_Your goal_: Only the lines between the line holding "What D3.js code" and the line holding "const yTicks = [0, 1, 2, 3, 4, 5, 6];", both of those included, should be copied exactly; drop the pictures.

_Records shown_:
·····

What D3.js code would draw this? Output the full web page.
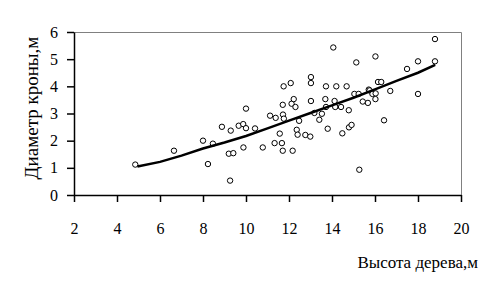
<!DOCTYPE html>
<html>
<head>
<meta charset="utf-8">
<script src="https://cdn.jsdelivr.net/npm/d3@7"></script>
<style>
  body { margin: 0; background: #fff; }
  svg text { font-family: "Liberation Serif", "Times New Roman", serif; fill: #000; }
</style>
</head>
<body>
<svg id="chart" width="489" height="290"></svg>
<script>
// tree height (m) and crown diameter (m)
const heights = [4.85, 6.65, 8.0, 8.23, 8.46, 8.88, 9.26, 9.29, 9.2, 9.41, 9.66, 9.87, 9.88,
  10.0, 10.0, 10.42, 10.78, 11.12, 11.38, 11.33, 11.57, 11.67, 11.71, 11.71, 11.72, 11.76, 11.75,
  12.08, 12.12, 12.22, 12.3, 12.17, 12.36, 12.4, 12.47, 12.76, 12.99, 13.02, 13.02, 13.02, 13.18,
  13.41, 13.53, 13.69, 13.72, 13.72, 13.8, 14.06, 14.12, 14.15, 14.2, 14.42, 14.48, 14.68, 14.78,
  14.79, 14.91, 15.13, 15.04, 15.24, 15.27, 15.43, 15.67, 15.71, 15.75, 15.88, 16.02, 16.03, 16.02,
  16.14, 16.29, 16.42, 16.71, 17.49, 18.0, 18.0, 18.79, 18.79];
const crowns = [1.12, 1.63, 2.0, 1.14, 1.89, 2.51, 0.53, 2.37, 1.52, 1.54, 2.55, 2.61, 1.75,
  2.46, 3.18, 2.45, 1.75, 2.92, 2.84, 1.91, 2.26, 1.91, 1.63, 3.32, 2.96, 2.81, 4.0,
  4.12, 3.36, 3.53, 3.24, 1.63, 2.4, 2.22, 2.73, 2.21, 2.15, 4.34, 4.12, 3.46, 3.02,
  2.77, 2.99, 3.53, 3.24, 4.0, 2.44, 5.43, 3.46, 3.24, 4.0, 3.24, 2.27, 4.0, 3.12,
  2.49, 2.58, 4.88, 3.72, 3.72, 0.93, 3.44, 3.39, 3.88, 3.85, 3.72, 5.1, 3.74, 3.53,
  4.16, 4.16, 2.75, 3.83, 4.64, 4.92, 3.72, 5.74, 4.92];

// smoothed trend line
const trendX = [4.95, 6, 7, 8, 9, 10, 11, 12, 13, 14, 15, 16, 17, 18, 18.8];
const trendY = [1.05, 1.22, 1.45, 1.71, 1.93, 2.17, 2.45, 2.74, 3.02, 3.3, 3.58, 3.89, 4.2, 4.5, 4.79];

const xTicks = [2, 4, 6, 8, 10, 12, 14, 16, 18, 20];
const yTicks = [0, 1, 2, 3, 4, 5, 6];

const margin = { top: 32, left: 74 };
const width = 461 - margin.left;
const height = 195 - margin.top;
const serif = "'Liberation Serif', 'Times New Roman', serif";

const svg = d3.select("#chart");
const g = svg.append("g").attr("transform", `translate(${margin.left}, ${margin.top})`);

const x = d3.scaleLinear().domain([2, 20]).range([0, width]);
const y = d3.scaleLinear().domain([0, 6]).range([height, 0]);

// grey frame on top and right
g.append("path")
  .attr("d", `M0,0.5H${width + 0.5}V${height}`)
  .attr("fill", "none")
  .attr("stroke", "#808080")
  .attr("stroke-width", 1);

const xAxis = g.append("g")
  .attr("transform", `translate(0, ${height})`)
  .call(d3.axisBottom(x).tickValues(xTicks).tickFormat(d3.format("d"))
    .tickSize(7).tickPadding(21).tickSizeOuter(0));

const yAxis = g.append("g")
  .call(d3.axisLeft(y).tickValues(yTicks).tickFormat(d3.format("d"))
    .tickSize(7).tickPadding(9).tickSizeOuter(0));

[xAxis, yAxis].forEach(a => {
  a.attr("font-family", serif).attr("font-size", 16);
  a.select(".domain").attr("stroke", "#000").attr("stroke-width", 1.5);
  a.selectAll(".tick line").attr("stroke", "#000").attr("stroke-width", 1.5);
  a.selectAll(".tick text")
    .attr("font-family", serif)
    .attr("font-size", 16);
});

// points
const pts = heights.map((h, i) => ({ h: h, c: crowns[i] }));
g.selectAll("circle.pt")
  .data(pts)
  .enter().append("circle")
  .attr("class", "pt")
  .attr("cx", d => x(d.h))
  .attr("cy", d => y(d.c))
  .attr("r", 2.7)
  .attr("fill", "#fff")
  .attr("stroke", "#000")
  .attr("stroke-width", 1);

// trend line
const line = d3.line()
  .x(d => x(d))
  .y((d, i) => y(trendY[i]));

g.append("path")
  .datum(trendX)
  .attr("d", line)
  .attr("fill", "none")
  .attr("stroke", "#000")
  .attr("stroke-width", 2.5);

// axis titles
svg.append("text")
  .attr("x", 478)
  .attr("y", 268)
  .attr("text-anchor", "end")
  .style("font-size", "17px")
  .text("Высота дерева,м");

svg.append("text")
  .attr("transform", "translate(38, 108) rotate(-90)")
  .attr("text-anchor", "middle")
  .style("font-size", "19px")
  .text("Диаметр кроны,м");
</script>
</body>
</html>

·····

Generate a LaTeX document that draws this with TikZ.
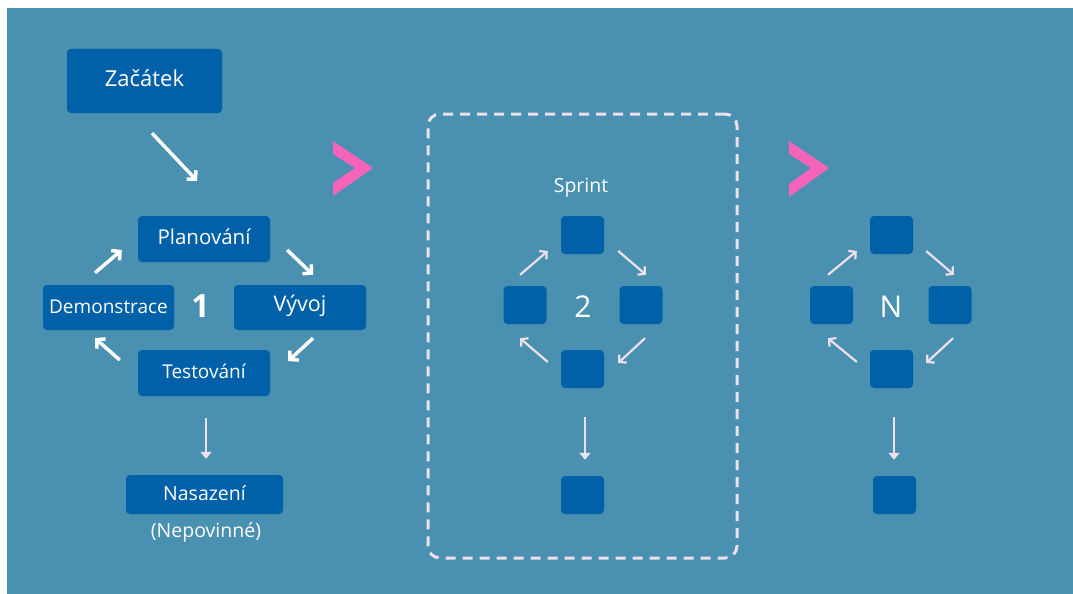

·····

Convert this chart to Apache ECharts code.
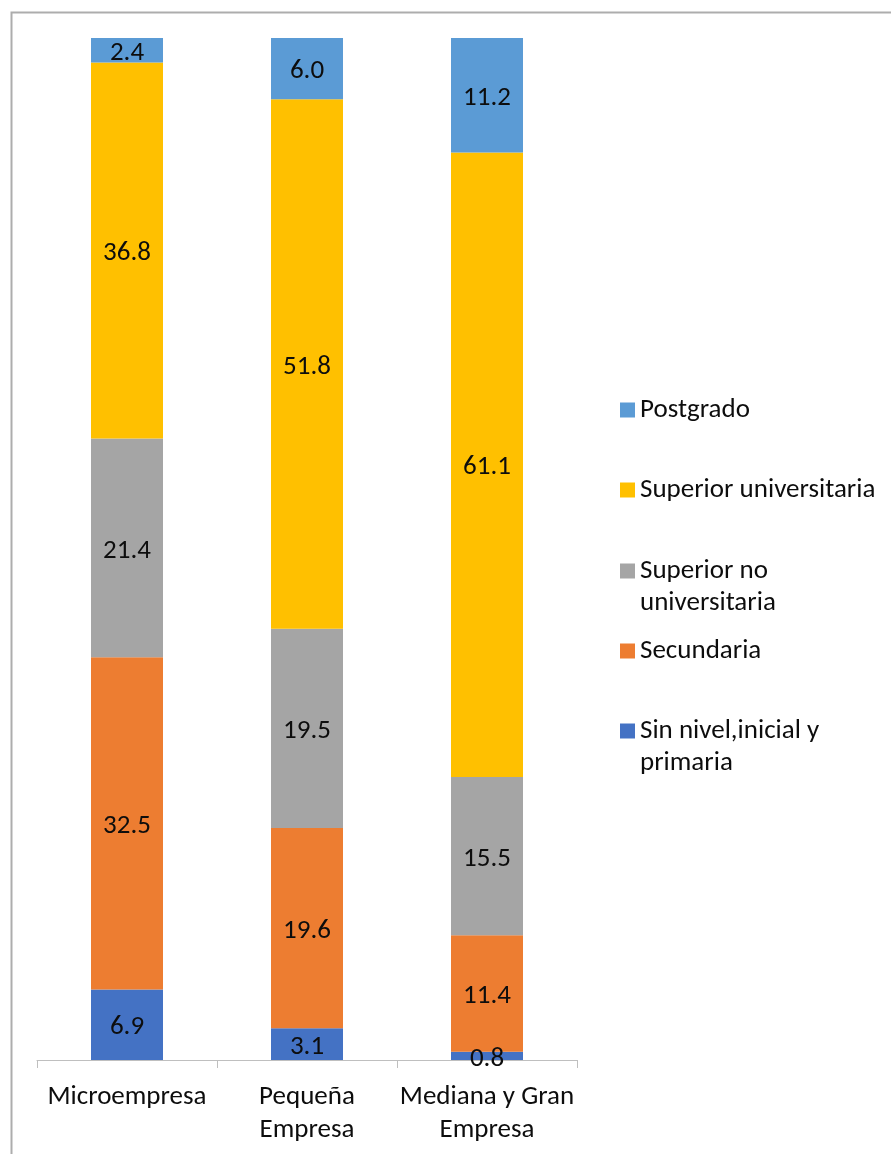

·····

_Task result_:
What D3.js code would draw this? Output the full web page.
<!DOCTYPE html>
<html>
<head>
<meta charset="utf-8">
<script src="https://cdn.jsdelivr.net/npm/d3@7"></script>
<style>
  body { margin: 0; background: #fff; }
  svg text { font-family: "Liberation Serif", "Times New Roman", serif; fill: #000; }
</style>
</head>
<body>
<svg id="chart" width="489" height="290"></svg>
<script>
// tree height (m) and crown diameter (m)
const heights = [4.85, 6.65, 8.0, 8.23, 8.46, 8.88, 9.26, 9.29, 9.2, 9.41, 9.66, 9.87, 9.88,
  10.0, 10.0, 10.42, 10.78, 11.12, 11.38, 11.33, 11.57, 11.67, 11.71, 11.71, 11.72, 11.76, 11.75,
  12.08, 12.12, 12.22, 12.3, 12.17, 12.36, 12.4, 12.47, 12.76, 12.99, 13.02, 13.02, 13.02, 13.18,
  13.41, 13.53, 13.69, 13.72, 13.72, 13.8, 14.06, 14.12, 14.15, 14.2, 14.42, 14.48, 14.68, 14.78,
  14.79, 14.91, 15.13, 15.04, 15.24, 15.27, 15.43, 15.67, 15.71, 15.75, 15.88, 16.02, 16.03, 16.02,
  16.14, 16.29, 16.42, 16.71, 17.49, 18.0, 18.0, 18.79, 18.79];
const crowns = [1.12, 1.63, 2.0, 1.14, 1.89, 2.51, 0.53, 2.37, 1.52, 1.54, 2.55, 2.61, 1.75,
  2.46, 3.18, 2.45, 1.75, 2.92, 2.84, 1.91, 2.26, 1.91, 1.63, 3.32, 2.96, 2.81, 4.0,
  4.12, 3.36, 3.53, 3.24, 1.63, 2.4, 2.22, 2.73, 2.21, 2.15, 4.34, 4.12, 3.46, 3.02,
  2.77, 2.99, 3.53, 3.24, 4.0, 2.44, 5.43, 3.46, 3.24, 4.0, 3.24, 2.27, 4.0, 3.12,
  2.49, 2.58, 4.88, 3.72, 3.72, 0.93, 3.44, 3.39, 3.88, 3.85, 3.72, 5.1, 3.74, 3.53,
  4.16, 4.16, 2.75, 3.83, 4.64, 4.92, 3.72, 5.74, 4.92];

// smoothed trend line
const trendX = [4.95, 6, 7, 8, 9, 10, 11, 12, 13, 14, 15, 16, 17, 18, 18.8];
const trendY = [1.05, 1.22, 1.45, 1.71, 1.93, 2.17, 2.45, 2.74, 3.02, 3.3, 3.58, 3.89, 4.2, 4.5, 4.79];

const xTicks = [2, 4, 6, 8, 10, 12, 14, 16, 18, 20];
const yTicks = [0, 1, 2, 3, 4, 5, 6];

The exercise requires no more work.